Tread lightly: Waste paper


Waste paper is often dumped in landfill sites, when recycling makes economic and environmental sense. Photograph: Richard A Brooks/AFP

Sign up for this week's Tread lightly pledge here

With Valentine's day this week, I thought I'd investigate the value of recycling paper and card. Judging by recent comments to this site, I am probably preaching to the converted.

However, of the 4.6m tonnes of paper and card that is thrown away by households in the UK each year, only one-third or so is recycled. The rest is sent to landfill sites where it is rots and produces the powerful greenhouse gas methane. So there is still plenty of room for improvement.

In the UK, virgin paper is usually made from wood pulp. Most of the energy used to manufacture it is needed for the pulping process, so making paper from recycled material results in less energy consumption. Recycling one tonne of paper saves a similar amount of electricity to that consumed by a three-bedroom house in a year. This equates to a saving of 1.3t of CO2. Plus, not sending paper to biodegrade in landfill sites cuts methane emissions.

There are also other environmental benefits to recycling paper. In recent decades, Scandinavia has replaced vast swathes of richly biodiverse natural boreal forest with intensively managed secondary forests or plantations in order to satiate our need for wood pulp to produce paper. This has endangered many plant and animal species. For every tonne of paper recycled, some 30,000 litres of water are also saved.

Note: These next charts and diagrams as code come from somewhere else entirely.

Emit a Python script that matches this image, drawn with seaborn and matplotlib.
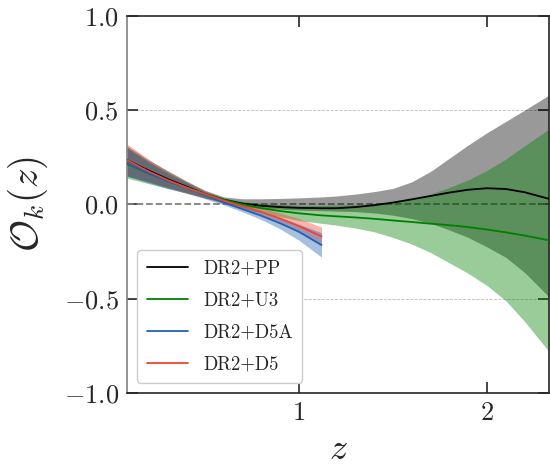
import numpy as np
import pandas as pd
import matplotlib
matplotlib.use("Agg")
import matplotlib.pyplot as plt
import seaborn as sns

# redshift grids
z_long = [0.085, 0.2, 0.3, 0.4, 0.5, 0.6, 0.7, 0.8, 0.9, 1.0, 1.12,
          1.2, 1.3, 1.4, 1.5, 1.6, 1.7, 1.8, 1.9, 2.0, 2.1, 2.2, 2.33]
z_short = [0.085, 0.2, 0.3, 0.4, 0.5, 0.6, 0.7, 0.8, 0.9, 1.0, 1.12]

# DR2+PP
pp_mid = [0.235, 0.18, 0.135, 0.095, 0.055, 0.025, 0.005, -0.007, -0.014, -0.018, -0.02,
          -0.02, -0.014, -0.004, 0.01, 0.027, 0.045, 0.063, 0.078, 0.086, 0.082, 0.065, 0.03]
pp_hi = [0.31, 0.235, 0.18, 0.125, 0.075, 0.04, 0.03, 0.03, 0.032, 0.035, 0.04,
         0.045, 0.055, 0.068, 0.085, 0.12, 0.175, 0.245, 0.315, 0.38, 0.44, 0.50, 0.58]
pp_lo = [0.15, 0.12, 0.09, 0.065, 0.035, 0.01, -0.012, -0.02, -0.025, -0.03, -0.033,
         -0.035, -0.038, -0.045, -0.057, -0.075, -0.1, -0.135, -0.175, -0.225, -0.28, -0.36, -0.49]

# DR2+U3
u3_mid = [0.215, 0.165, 0.125, 0.09, 0.055, 0.025, 0.0, -0.02, -0.035, -0.047, -0.058,
          -0.063, -0.069, -0.076, -0.085, -0.093, -0.102, -0.11, -0.12, -0.133, -0.148, -0.165, -0.19]
u3_hi = [0.30, 0.225, 0.17, 0.12, 0.07, 0.035, 0.015, 0.005, 0.0, -0.005, -0.005,
         -0.003, -0.001, 0.003, 0.01, 0.028, 0.055, 0.09, 0.13, 0.18, 0.24, 0.31, 0.40]
u3_lo = [0.14, 0.11, 0.085, 0.06, 0.035, 0.01, -0.02, -0.045, -0.065, -0.085, -0.1,
         -0.11, -0.125, -0.145, -0.175, -0.21, -0.255, -0.31, -0.365, -0.43, -0.51, -0.62, -0.78]

# DR2+D5A
d5a_mid = [0.22, 0.165, 0.125, 0.09, 0.05, 0.01, -0.025, -0.06, -0.1, -0.145, -0.215]
d5a_hi = [0.30, 0.225, 0.165, 0.115, 0.065, 0.02, -0.01, -0.04, -0.07, -0.105, -0.15]
d5a_lo = [0.15, 0.115, 0.085, 0.06, 0.03, -0.002, -0.04, -0.08, -0.13, -0.19, -0.28]

# DR2+D5
d5_mid = [0.235, 0.175, 0.13, 0.09, 0.055, 0.02, -0.01, -0.04, -0.075, -0.115, -0.17]
d5_hi = [0.32, 0.24, 0.175, 0.12, 0.07, 0.03, 0.0, -0.02, -0.045, -0.075, -0.12]
d5_lo = [0.16, 0.12, 0.09, 0.06, 0.035, 0.005, -0.025, -0.06, -0.1, -0.15, -0.22]

labels = ["DR2+PP", "DR2+U3", "DR2+D5A", "DR2+D5"]
colors = ["black", "green", "#1f62b4", "#ee4433"]

series = [
    (z_long, pp_mid, pp_lo, pp_hi),
    (z_long, u3_mid, u3_lo, u3_hi),
    (z_short, d5a_mid, d5a_lo, d5a_hi),
    (z_short, d5_mid, d5_lo, d5_hi),
]

sns.set_style("ticks")
plt.rcParams["font.family"] = "serif"
plt.rcParams["font.serif"] = ["cmr10"]
plt.rcParams["mathtext.fontset"] = "cm"
plt.rcParams["axes.formatter.use_mathtext"] = True
plt.rcParams["axes.unicode_minus"] = True

rows = []
for lab, (zz, mid, lo, hi) in zip(labels, series):
    for a, b in zip(zz, mid):
        rows.append({"z": a, "ok": b, "label": lab})
df = pd.DataFrame(rows)

fig = plt.figure(figsize=(5.5, 4.7), dpi=100)
ax = fig.add_axes([0.231, 0.164, 0.767, 0.802])

# grid and zero line
for yv in [-0.5, 0.5]:
    ax.axhline(yv, color="#bbbbbb", ls="--", lw=0.6, zorder=0)
ax.axhline(0.0, color="gray", ls="--", lw=1.3, zorder=1)

# bands: blue one goes on last, gives the slate overlap on the left
for i in [0, 1, 3, 2]:
    zz, mid, lo, hi = series[i]
    ax.fill_between(zz, lo, hi, color=colors[i], alpha=0.4, lw=0, zorder=2)

sns.lineplot(data=df, x="z", y="ok", hue="label", hue_order=labels,
             palette=dict(zip(labels, colors)), errorbar=None,
             linewidth=1.3, ax=ax, zorder=3)

ax.set_xlim(0.085, 2.33)
ax.set_ylim(-1.0, 1.0)
ax.set_xticks([1, 2])
ax.set_yticks([-1.0, -0.5, 0.0, 0.5, 1.0])
ax.tick_params(direction="in", top=True, right=True, length=8, width=1.2,
               labelsize=19, pad=6)
ax.set_xlabel(r"$z$", fontsize=26, labelpad=7)
ax.set_ylabel(r"$\mathcal{O}_k(z)$", fontsize=28, labelpad=10)
for s in ax.spines.values():
    s.set_linewidth(1.2)
ax.spines["left"].set_color("gray")

handles, labs = ax.get_legend_handles_labels()
ax.legend(handles, labs, loc="lower left", fontsize=13.5, frameon=True,
          framealpha=1.0, edgecolor="#cccccc", borderaxespad=0.55,
          handlelength=2.2, handletextpad=0.8, labelspacing=0.75,
          borderpad=0.5)

fig.savefig("out.png", dpi=100)
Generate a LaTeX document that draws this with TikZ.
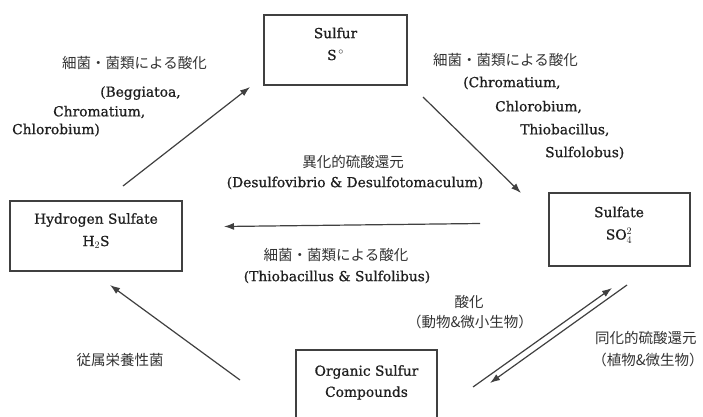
\documentclass[tikz,border=0pt]{standalone}
\usepackage{fontspec}
\setmainfont{DejaVu Serif}[FakeBold=0.8]
\newfontfamily\latf{DejaVu Serif}[FakeBold=0.8]
\newfontfamily\jp{Noto Sans CJK JP}
\usetikzlibrary{arrows.meta}
\tikzset{
  px/.style={x=1pt,y=-1pt},
  box/.style={draw=black!75, line width=1.3pt, rectangle, inner sep=0pt},
  lat/.style={font=\latf\fontsize{13.8}{15}\selectfont, text=black!88, inner sep=0pt},
  jtx/.style={font=\jp\fontsize{14.5}{16}\selectfont, text=black!80, inner sep=0pt},
  conn/.style={draw=black!75, line width=1.2pt, -{Latex[length=10pt,width=7pt]}}
}
\begin{document}
\begin{tikzpicture}[px]
\useasboundingbox (0,0) rectangle (703,416);
\fill[white] (0,0) rectangle (703,416);
% boxes
\node[box, minimum width=143pt, minimum height=70pt] (sulfur) at (335.5,50) {};
\node[box, minimum width=172pt, minimum height=70pt] (h2s) at (96,236) {};
\node[box, minimum width=141pt, minimum height=73pt] (so4) at (619.5,229.5) {};
\node[box, minimum width=141pt, minimum height=90pt] (org) at (366.5,395) {};
% box texts
\node[lat] (sulfurT1) at (335.5,33) {Sulfur};
\node[lat] (sulfurT2) at (335.5,55) {S$^{\,\circ}$};
\node[lat] (h2sT1) at (96,220) {Hydrogen Sulfate};
\node[lat] (h2sT2) at (96,242) {H$_2$S};
\node[lat] (so4T1) at (619,212) {Sulfate};
\node[lat, text height=9pt, text depth=2pt] (so4T2) at (619,236) {SO$_4^{2}$};
\node[lat] (orgT1) at (366.5,372) {Organic Sulfur};
\node[lat] (orgT2) at (366.5,393) {Compounds};
% connector end points
\coordinate (a1s) at (123,186); \coordinate (a1e) at (250,87);
\coordinate (a2s) at (423,97);  \coordinate (a2e) at (521,193);
\coordinate (a3s) at (480,223.5); \coordinate (a3e) at (224,226.5);
\coordinate (a4s) at (240,380); \coordinate (a4e) at (110,285);
\coordinate (a5s) at (473,387); \coordinate (a5e) at (612,288);
\coordinate (a6s) at (627,285); \coordinate (a6e) at (490,383);
\draw[conn] (a1s) -- (a1e);
\draw[conn] (a2s) -- (a2e);
\draw[conn] (a3s) -- (a3e);
\draw[conn] (a4s) -- (a4e);
\draw[conn] (a5s) -- (a5e);
\draw[conn] (a6s) -- (a6e);
% left upper label
\node[jtx, anchor=west] (l1) at (62,63) {細菌・菌類による酸化};
\node[lat, anchor=west] (l2) at (100,93) {(Beggiatoa,};
\node[lat, anchor=west] (l3) at (53,112) {Chromatium,};
\node[lat, anchor=west] (l4) at (12,130) {Chlorobium)};
% right upper label
\node[jtx, anchor=west] (r1) at (433,60) {細菌・菌類による酸化};
\node[lat, anchor=west] (r2) at (463,83) {(Chromatium,};
\node[lat, anchor=west] (r3) at (495,107) {Chlorobium,};
\node[lat, anchor=west] (r4) at (520,130) {Thiobacillus,};
\node[lat, anchor=west] (r5) at (545,153) {Sulfolobus)};
% centre labels
\node[jtx] (c1) at (353,162) {異化的硫酸還元};
\node[lat] (c2) at (355,183) {(Desulfovibrio \& Desulfotomaculum)};
\node[jtx] (c3) at (336,255) {細菌・菌類による酸化};
\node[lat] (c4) at (337,277) {(Thiobacillus \& Sulfolibus)};
% lower labels
\node[jtx] (o1) at (469,302) {酸化};
\node[jtx] (o2) at (470,322) {（動物\&微小生物）};
\node[jtx, anchor=west] (d1) at (595,338) {同化的硫酸還元};
\node[jtx] (d2) at (648,360) {（植物\&微生物）};
\node[jtx] (h1) at (120,360) {従属栄養性菌};
\end{tikzpicture}
\end{document}
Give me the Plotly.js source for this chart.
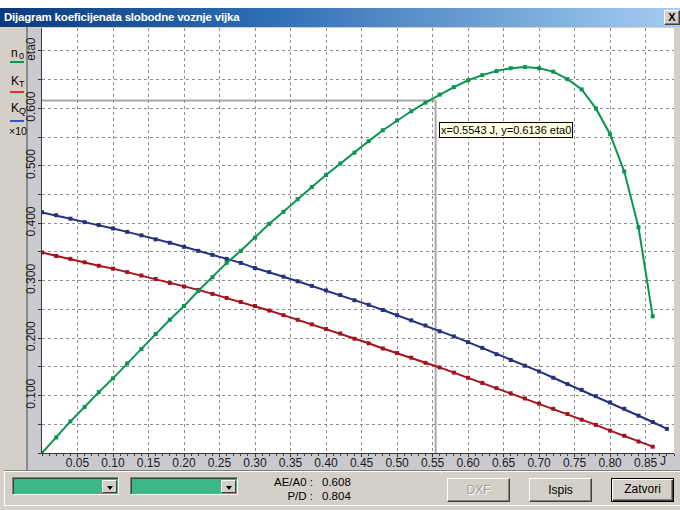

And because recycled paper is not bleached, fewer polluting dioxins are released into the atmosphere.

As ever, though, cutting down on paper use has to come before recycling. Are you guilty of taking restaurant flyers and brochures that come through your letterbox and putting them straight in the bin? If so, put a sign up requesting "no circulars". Choosing paperless statements and billing options with banks and utilities can also cut down on waste, as well as simplifying your filing. And try, wherever possible, to avoid products with unnecessary packaging.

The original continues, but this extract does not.